Adaptive coupling tracking control strategy for double-pendulum bridge crane with load hoisting/lowering

The bridge crane, as an efficient transportation tool, isss widely used in various fields. Currently, research on bridge cranes mainly focuses on the single-pendulum domain. However, in the actual transportation process, the mass of the hook cannot be ignored, and it can cause relative oscillations of the crane, similar to a double-pendulum model. Therefore, many experts and scholars have researched double-pendulum bridge cranes. In the operation of a double-pendulum bridge crane with load hoisting/lowering, uncertainties such as frictional resistance and air resistance cannot be accurately fed back to the controller input, posing a significant challenge in designing anti-swing control strategies. In this paper, an adaptive coupled tracking anti-swing control strategy is proposed to address the above issues. Specifically, based on the principle of energy dissipation, more system parameter information is incorporated into the design of coupled trajectories.

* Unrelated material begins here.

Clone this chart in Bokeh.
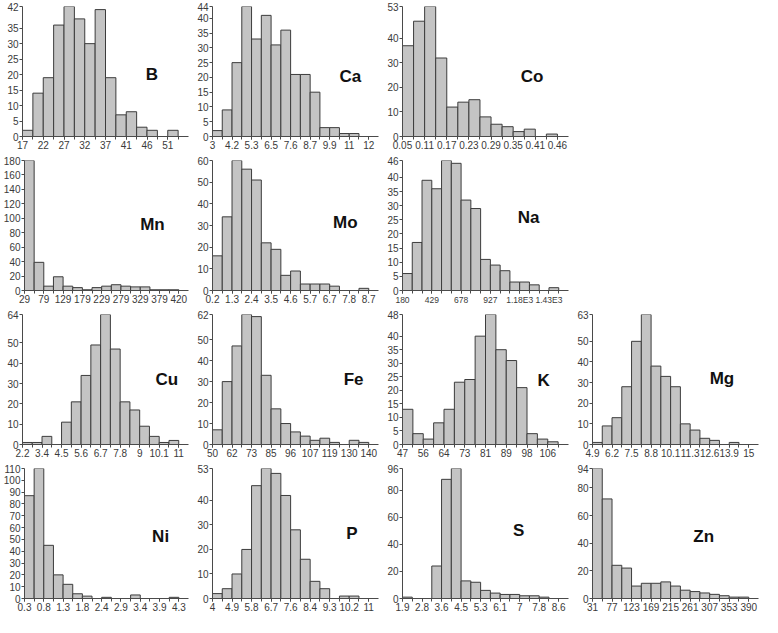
from bokeh.plotting import figure
from bokeh.layouts import column, row
from bokeh.models import Range1d, FixedTicker, Label
from bokeh.embed import file_html
from bokeh.resources import INLINE

# ---------------- data (counts per bin, x tick labels, y ticks) ----------------
b_counts = [2, 14, 19, 36, 42, 38, 30, 41, 19, 7, 8, 3, 2, 0, 2]
b_xlabels = ["17", "22", "27", "32", "37", "41", "46", "51"]
b_yticks = [0, 5, 10, 15, 20, 25, 30, 35, 42]

ca_counts = [2, 9, 25, 44, 33, 41, 31, 36, 21, 21, 15, 3, 3, 1, 1, 0]
ca_xlabels = ["3", "4.2", "5.3", "6.5", "7.6", "8.7", "9.9", "11", "12"]
ca_yticks = [0, 5, 10, 15, 20, 25, 30, 35, 40, 44]

co_counts = [37, 47, 53, 32, 12, 14, 15, 8, 5, 4, 2, 3, 0, 1]
co_xlabels = ["0.05", "0.11", "0.17", "0.23", "0.29", "0.35", "0.41", "0.46"]
co_yticks = [0, 10, 20, 30, 40, 53]

mn_counts = [180, 39, 6, 19, 6, 4, 1, 4, 6, 8, 6, 5, 5, 1, 1, 1]
mn_xlabels = ["29", "79", "129", "179", "229", "279", "329", "379", "420"]
mn_yticks = [0, 20, 40, 60, 80, 100, 120, 140, 160, 180]

mo_counts = [16, 34, 60, 56, 51, 22, 19, 7, 9, 3, 3, 3, 2, 0, 0, 1]
mo_xlabels = ["0.2", "1.3", "2.4", "3.5", "4.6", "5.7", "6.7", "7.8", "8.7"]
mo_yticks = [0, 10, 20, 30, 40, 50, 60]

na_counts = [6, 17, 39, 36, 46, 45, 32, 29, 11, 9, 7, 3, 3, 2, 0, 1]
na_xlabels = ["180", "429", "678", "927", "1.18E3", "1.43E3"]
na_yticks = [0, 5, 10, 15, 20, 25, 30, 35, 40, 46]

cu_counts = [1, 1, 4, 0, 11, 21, 34, 49, 64, 47, 21, 17, 9, 4, 1, 2]
cu_xlabels = ["2.2", "3.4", "4.5", "5.6", "6.7", "7.8", "9", "10.1", "11"]
cu_yticks = [0, 10, 20, 30, 40, 50, 64]

fe_counts = [7, 30, 47, 62, 61, 33, 17, 10, 6, 4, 2, 3, 1, 0, 2, 1]
fe_xlabels = ["50", "62", "73", "85", "96", "107", "119", "130", "140"]
fe_yticks = [0, 10, 20, 30, 40, 50, 62]

k_counts = [13, 4, 2, 8, 13, 23, 24, 40, 48, 35, 31, 21, 4, 2, 1]
k_xlabels = ["47", "56", "64", "73", "81", "89", "98", "106"]
k_yticks = [0, 5, 10, 15, 20, 25, 30, 35, 40, 48]

mg_counts = [1, 9, 13, 28, 50, 63, 38, 33, 28, 10, 7, 3, 2, 0, 1, 0]
mg_xlabels = ["4.9", "6.2", "7.5", "8.8", "10.1", "11.3", "12.6", "13.9", "15"]
mg_yticks = [0, 10, 20, 30, 40, 50, 63]

ni_counts = [87, 110, 45, 20, 12, 4, 2, 0, 1, 0, 0, 3, 0, 0, 0, 1]
ni_xlabels = ["0.3", "0.8", "1.3", "1.8", "2.4", "2.9", "3.4", "3.9", "4.3"]
ni_yticks = [0, 10, 20, 30, 40, 50, 60, 70, 80, 90, 100, 110]

p_counts = [2, 4, 10, 20, 46, 53, 51, 42, 28, 16, 7, 4, 0, 1, 1, 0]
p_xlabels = ["4", "4.9", "5.8", "6.7", "7.6", "8.4", "9.3", "10.2", "11"]
p_yticks = [0, 10, 20, 30, 40, 53]

s_counts = [1, 0, 0, 24, 88, 96, 13, 12, 6, 4, 3, 3, 2, 2, 1, 0]
s_xlabels = ["1.9", "2.8", "3.6", "4.5", "5.3", "6.1", "7", "7.8", "8.6"]
s_yticks = [0, 20, 40, 60, 80, 96]

zn_counts = [94, 72, 24, 22, 9, 11, 11, 12, 9, 6, 5, 4, 3, 2, 1, 1]
zn_xlabels = ["31", "77", "123", "169", "215", "261", "307", "353", "390"]
zn_yticks = [0, 20, 40, 60, 80, 94]

# ---------------- styling / placement ----------------
FILL = "#c4c4c4"
EDGE = "#3c3c3c"
AXIS = "#4a4a4a"
TXT = "#3a3a3a"


def make_panel(name, counts, xlabels, yticks, step, fx, fy, xfont="10px"):
    n = len(counts)
    ymax = yticks[-1]
    p = figure(width=190, height=154, output_backend="svg", toolbar_location=None,
               x_range=Range1d(0, n + 1), y_range=Range1d(0, ymax),
               min_border_left=22, min_border_right=2,
               min_border_top=6, min_border_bottom=18)
    p.outline_line_color = None
    p.grid.visible = False
    p.background_fill_color = "white"
    p.vbar(x=[i + 0.5 for i in range(n)], top=counts, bottom=0, width=1,
           fill_color=FILL, line_color=EDGE, line_width=1)

    xt = [i * step for i in range(len(xlabels))]
    p.xaxis.ticker = FixedTicker(ticks=xt, minor_ticks=list(range(n + 1)))
    p.xaxis.major_label_overrides = {t: l for t, l in zip(xt, xlabels)}
    p.yaxis.ticker = FixedTicker(ticks=yticks, minor_ticks=[])

    for ax in (p.xaxis[0], p.yaxis[0]):
        ax.axis_line_color = AXIS
        ax.axis_line_width = 1
        ax.major_tick_line_color = AXIS
        ax.minor_tick_line_color = AXIS
        ax.major_tick_in = 0
        ax.major_tick_out = 3
        ax.minor_tick_in = 0
        ax.minor_tick_out = 3
        ax.major_label_text_font = "Liberation Sans"
        ax.major_label_text_font_size = "10px"
        ax.major_label_text_color = TXT
        ax.major_label_standoff = 1
    p.xaxis.major_label_text_font_size = xfont
    p.yaxis.minor_tick_line_color = None

    p.add_layout(Label(x=fx * (n + 1), y=fy * ymax, text=name,
                       text_align="center", text_baseline="middle",
                       text_font="Liberation Sans", text_font_style="bold",
                       text_font_size="17px", text_color="#111111"))
    return p


panels = {
    "B": make_panel("B", b_counts, b_xlabels, b_yticks, 2, 0.78, 0.48),
    "Ca": make_panel("Ca", ca_counts, ca_xlabels, ca_yticks, 2, 0.83, 0.46),
    "Co": make_panel("Co", co_counts, co_xlabels, co_yticks, 2, 0.78, 0.46),
    "Mn": make_panel("Mn", mn_counts, mn_xlabels, mn_yticks, 2, 0.78, 0.51),
    "Mo": make_panel("Mo", mo_counts, mo_xlabels, mo_yticks, 2, 0.80, 0.52),
    "Na": make_panel("Na", na_counts, na_xlabels, na_yticks, 3, 0.76, 0.56, "8.5px"),
    "Cu": make_panel("Cu", cu_counts, cu_xlabels, cu_yticks, 2, 0.87, 0.50),
    "Fe": make_panel("Fe", fe_counts, fe_xlabels, fe_yticks, 2, 0.85, 0.50),
    "K": make_panel("K", k_counts, k_xlabels, k_yticks, 2, 0.85, 0.49),
    "Mg": make_panel("Mg", mg_counts, mg_xlabels, mg_yticks, 2, 0.78, 0.51),
    "Ni": make_panel("Ni", ni_counts, ni_xlabels, ni_yticks, 2, 0.83, 0.48),
    "P": make_panel("P", p_counts, p_xlabels, p_yticks, 2, 0.84, 0.50),
    "S": make_panel("S", s_counts, s_xlabels, s_yticks, 2, 0.70, 0.52),
    "Zn": make_panel("Zn", zn_counts, zn_xlabels, zn_yticks, 2, 0.67, 0.48),
}

layout = column(
    row(panels["B"], panels["Ca"], panels["Co"]),
    row(panels["Mn"], panels["Mo"], panels["Na"]),
    row(panels["Cu"], panels["Fe"], panels["K"], panels["Mg"]),
    row(panels["Ni"], panels["P"], panels["S"], panels["Zn"]),
)

open("out.html", "w").write(file_html(layout, INLINE))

By combining the S-shaped trolley motion reference trajectory, an error-tracking trajectory for the trolley is designed. Considering the uncertainties of air resistance and frictional resistance, an adaptive rate is used to estimate the resistance coefficients online and feedback to the system input, ultimately designing an adaptive trajectory tracking coupled controller. The asymptotic stability of the equilibrium point of the closed-loop system is proven using the Lyapunov method and Barbalat lemma. Extensive experimental simulations are conducted to demonstrate the good control performance of the proposed control strategy.